Footage provided courtesy of the Province of British Columbia. Royal BC Museum item number V1990:09/41

I conducted an interview with Bruno to talk about the design on Vancouver is Awesome. Some excerpts from the article are provided below:

JB: If you could make any tweaks to the design of the Expo Centre today what would you make?

BF: I would add the skin back because here’s the other side of it – it’s social architecture. One of the elements of that sphere is that it is a lantern to East Vancouver. Now, Vancouver still today has this West and East Main Street divide.  The Sphere was a “signaletic icon trying to create a bridge to East Vancouver. This was that magic lantern, with public space around it for people to sit around and watch stuff. It would have been a hit during Expo and Post-Expo. It could have been a fun legacy in the public domain of the waterfront.

JB: You mention the Jumbotron acting as building dematerialization, what do you imagine playing on that screen?

BF: Anything you could do on a screen you could do there. You could run movies free to the world, or it could be commercials (which is dangerous). One can imagine live global events being broadcast to the public in open public space, I told you the little story about the projections on the sides of buildings; I was always struck by that kind of phenomenon because the building goes away and you are in the ennui of the movie, or whatever the projection is. All decoration in history tries to do that. If you study the Baroque world: Borromini, Bernini, all those guys – you discover that they are interested in that subject of dematerialization and illusion. Here we could have done it as intentional public media in the public domain.

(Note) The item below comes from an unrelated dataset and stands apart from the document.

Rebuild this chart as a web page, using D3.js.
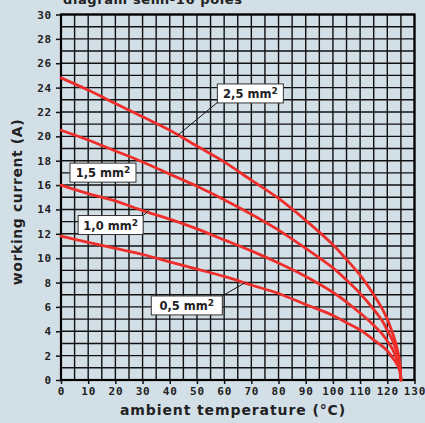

Is it too late to resurrect a 30+ year old idea and clad the geodesic sphere in exterior screens today? Would the public be in favour of the various installations that could be programmed onto the sphere? Would commercial interests dominate its use or could the Signage By-Law limit advertisements?

Would there be outcry against light pollution? The lights from the GM pavilion had to be shut off due to their brightness, although today we have the lights from BC Place Stadium.